▸ RAW DATA
┌──

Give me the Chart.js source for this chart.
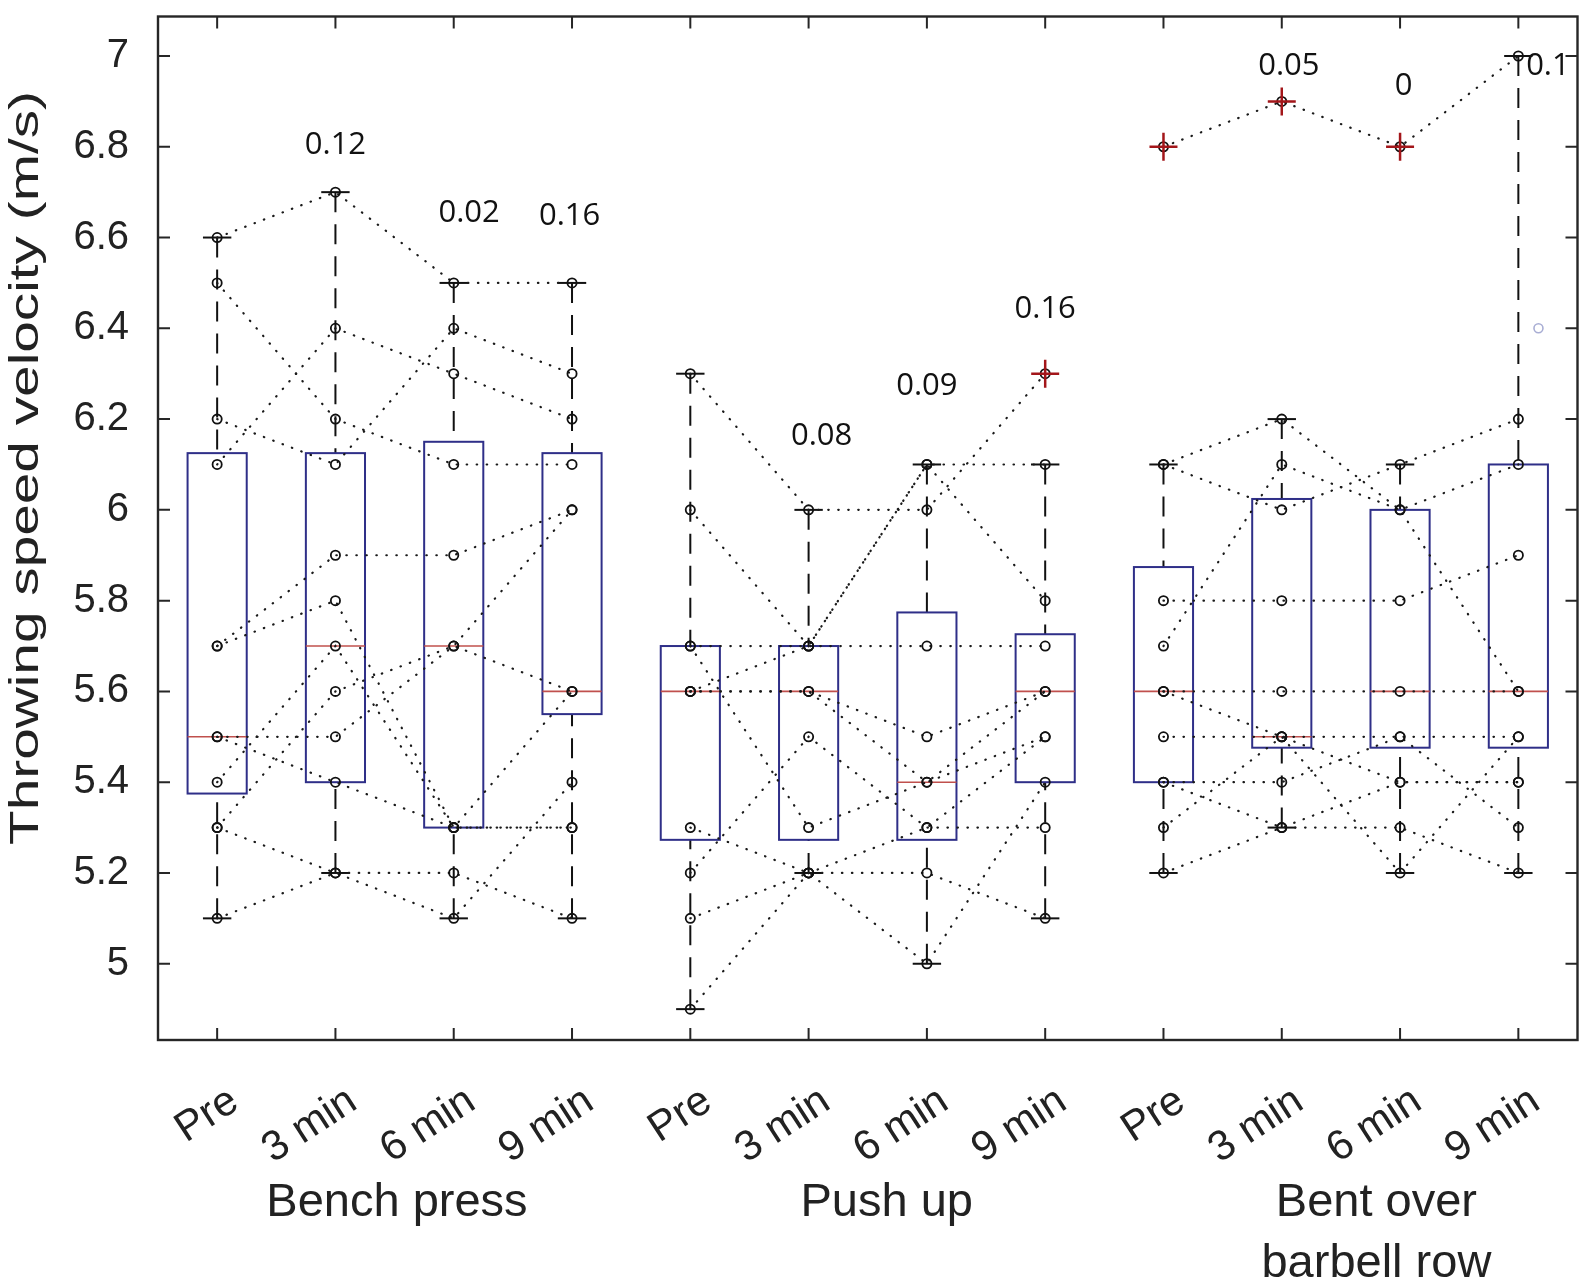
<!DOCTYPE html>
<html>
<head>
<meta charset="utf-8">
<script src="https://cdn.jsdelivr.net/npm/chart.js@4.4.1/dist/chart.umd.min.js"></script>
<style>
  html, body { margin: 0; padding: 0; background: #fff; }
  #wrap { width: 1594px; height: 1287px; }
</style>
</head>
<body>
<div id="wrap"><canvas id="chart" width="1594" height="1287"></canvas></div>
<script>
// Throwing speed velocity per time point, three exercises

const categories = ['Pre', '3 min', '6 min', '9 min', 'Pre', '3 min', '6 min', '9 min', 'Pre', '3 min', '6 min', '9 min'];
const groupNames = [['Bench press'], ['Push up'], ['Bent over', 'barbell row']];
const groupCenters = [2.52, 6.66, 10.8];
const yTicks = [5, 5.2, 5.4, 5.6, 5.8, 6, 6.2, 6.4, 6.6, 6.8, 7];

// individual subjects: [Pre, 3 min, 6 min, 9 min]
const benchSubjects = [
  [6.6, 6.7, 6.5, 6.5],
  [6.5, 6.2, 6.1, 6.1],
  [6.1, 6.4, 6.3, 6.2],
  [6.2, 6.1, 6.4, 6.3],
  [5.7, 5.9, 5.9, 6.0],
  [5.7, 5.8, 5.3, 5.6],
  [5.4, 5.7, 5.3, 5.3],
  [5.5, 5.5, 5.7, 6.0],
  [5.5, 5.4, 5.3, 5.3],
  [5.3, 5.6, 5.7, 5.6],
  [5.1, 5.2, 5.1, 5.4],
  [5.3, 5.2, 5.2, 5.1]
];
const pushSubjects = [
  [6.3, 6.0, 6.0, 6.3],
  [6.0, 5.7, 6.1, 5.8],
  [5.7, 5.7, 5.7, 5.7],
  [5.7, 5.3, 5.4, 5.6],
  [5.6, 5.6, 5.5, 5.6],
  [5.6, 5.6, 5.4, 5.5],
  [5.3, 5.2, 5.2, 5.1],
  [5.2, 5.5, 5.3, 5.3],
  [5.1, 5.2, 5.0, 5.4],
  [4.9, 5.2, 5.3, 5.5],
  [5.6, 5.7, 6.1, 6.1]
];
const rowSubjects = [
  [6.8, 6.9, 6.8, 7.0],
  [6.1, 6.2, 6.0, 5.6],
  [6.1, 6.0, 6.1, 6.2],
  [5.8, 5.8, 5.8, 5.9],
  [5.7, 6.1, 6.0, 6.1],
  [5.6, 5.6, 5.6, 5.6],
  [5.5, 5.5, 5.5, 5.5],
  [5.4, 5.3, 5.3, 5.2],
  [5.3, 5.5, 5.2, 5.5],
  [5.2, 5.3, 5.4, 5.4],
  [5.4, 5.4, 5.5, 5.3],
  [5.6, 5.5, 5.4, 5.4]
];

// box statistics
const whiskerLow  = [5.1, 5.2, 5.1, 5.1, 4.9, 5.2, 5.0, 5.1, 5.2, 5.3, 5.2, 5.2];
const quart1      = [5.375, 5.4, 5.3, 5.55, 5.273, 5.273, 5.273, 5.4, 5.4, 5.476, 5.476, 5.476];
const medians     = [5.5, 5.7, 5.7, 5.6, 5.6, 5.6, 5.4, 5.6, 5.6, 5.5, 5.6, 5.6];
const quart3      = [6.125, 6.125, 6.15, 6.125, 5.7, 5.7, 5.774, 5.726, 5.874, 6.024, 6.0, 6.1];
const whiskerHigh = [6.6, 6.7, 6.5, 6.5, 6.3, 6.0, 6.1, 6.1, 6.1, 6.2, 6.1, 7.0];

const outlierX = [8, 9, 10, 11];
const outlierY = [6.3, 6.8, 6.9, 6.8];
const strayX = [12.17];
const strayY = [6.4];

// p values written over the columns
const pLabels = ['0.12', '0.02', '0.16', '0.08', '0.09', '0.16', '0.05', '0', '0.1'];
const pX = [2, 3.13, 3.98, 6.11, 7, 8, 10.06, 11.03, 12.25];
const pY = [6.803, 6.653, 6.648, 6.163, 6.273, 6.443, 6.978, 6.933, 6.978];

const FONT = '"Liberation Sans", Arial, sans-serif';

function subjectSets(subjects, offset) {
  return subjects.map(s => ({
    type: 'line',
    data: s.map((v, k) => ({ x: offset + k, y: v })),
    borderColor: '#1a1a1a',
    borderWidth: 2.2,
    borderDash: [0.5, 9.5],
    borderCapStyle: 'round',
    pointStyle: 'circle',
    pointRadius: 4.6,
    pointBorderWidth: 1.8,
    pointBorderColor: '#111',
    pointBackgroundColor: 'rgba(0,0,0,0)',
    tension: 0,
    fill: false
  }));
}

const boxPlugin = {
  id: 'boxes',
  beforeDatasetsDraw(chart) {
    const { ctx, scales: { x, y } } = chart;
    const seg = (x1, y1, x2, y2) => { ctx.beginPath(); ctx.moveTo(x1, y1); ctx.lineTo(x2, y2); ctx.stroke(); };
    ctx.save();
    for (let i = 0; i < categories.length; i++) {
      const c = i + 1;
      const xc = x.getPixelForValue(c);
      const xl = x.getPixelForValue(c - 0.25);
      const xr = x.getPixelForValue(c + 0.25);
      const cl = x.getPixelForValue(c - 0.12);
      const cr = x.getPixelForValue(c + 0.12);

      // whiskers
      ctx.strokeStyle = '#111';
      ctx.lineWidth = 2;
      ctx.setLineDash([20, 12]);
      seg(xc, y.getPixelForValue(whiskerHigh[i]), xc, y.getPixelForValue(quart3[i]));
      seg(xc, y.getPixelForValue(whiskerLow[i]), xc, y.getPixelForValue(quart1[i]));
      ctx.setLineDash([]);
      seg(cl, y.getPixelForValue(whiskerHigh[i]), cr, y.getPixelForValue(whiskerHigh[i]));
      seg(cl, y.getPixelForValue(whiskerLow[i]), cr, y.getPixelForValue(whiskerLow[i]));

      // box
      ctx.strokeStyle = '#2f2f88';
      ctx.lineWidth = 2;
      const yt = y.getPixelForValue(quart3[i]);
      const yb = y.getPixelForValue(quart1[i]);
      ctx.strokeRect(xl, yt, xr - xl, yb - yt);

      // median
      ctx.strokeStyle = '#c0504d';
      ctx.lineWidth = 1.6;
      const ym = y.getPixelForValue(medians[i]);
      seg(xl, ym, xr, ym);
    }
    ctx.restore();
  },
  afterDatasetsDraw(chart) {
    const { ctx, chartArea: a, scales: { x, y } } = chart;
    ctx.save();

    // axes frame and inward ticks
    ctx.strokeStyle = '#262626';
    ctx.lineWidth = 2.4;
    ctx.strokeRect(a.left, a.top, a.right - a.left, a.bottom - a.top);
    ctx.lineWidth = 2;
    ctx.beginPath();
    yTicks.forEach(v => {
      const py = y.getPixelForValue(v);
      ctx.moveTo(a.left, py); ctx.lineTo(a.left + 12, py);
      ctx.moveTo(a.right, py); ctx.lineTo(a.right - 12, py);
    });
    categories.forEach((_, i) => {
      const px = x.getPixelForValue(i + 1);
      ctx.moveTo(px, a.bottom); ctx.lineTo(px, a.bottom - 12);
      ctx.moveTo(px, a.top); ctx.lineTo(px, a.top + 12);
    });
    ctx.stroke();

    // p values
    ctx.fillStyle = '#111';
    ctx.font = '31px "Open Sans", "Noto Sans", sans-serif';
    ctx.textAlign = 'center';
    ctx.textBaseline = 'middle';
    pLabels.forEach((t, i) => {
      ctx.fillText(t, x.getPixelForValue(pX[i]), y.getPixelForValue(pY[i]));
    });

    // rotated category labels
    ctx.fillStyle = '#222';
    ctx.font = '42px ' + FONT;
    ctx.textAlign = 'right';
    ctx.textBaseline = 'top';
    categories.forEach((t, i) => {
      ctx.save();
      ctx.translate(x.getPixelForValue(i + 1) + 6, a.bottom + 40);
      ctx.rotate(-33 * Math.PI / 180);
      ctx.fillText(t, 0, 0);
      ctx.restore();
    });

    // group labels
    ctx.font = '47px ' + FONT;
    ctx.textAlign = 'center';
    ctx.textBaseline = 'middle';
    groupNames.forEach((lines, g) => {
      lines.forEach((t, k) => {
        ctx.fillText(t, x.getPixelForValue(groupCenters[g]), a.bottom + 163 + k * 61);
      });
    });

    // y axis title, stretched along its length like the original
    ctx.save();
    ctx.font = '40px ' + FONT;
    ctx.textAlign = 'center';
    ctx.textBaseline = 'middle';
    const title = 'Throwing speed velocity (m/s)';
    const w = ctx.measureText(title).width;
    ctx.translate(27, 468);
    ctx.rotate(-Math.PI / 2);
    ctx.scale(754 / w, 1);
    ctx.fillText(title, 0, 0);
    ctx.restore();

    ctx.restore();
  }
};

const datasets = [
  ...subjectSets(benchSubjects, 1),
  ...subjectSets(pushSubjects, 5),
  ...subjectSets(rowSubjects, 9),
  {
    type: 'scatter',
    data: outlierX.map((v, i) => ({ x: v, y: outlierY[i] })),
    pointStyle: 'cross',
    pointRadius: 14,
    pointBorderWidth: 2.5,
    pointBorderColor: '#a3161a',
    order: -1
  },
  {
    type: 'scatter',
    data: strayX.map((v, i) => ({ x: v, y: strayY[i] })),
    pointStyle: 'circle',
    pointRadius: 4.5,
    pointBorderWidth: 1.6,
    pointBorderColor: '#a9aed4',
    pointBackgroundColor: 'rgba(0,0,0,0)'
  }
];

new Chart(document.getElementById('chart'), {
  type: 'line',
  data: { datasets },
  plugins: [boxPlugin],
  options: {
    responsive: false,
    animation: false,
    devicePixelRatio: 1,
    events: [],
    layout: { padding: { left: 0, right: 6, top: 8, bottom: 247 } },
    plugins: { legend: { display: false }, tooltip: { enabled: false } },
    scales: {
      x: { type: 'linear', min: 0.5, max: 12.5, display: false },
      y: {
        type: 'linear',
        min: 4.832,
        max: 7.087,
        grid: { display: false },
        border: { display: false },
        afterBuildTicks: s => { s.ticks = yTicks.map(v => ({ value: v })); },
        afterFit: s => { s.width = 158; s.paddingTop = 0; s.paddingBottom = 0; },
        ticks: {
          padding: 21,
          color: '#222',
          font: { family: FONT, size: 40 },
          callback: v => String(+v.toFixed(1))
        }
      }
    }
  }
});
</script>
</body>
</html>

└──

▸ GIVEN INSTRUCTION
Go from the first line of the data above to the line containing "6.6, 6.8, 7];" and retype exactly those lines, both included, but none of the pictures.

▸ EXERCISE RESULT
Give me the Chart.js source for this chart.
<!DOCTYPE html>
<html>
<head>
<meta charset="utf-8">
<script src="https://cdn.jsdelivr.net/npm/chart.js@4.4.1/dist/chart.umd.min.js"></script>
<style>
  html, body { margin: 0; padding: 0; background: #fff; }
  #wrap { width: 1594px; height: 1287px; }
</style>
</head>
<body>
<div id="wrap"><canvas id="chart" width="1594" height="1287"></canvas></div>
<script>
// Throwing speed velocity per time point, three exercises

const categories = ['Pre', '3 min', '6 min', '9 min', 'Pre', '3 min', '6 min', '9 min', 'Pre', '3 min', '6 min', '9 min'];
const groupNames = [['Bench press'], ['Push up'], ['Bent over', 'barbell row']];
const groupCenters = [2.52, 6.66, 10.8];
const yTicks = [5, 5.2, 5.4, 5.6, 5.8, 6, 6.2, 6.4, 6.6, 6.8, 7];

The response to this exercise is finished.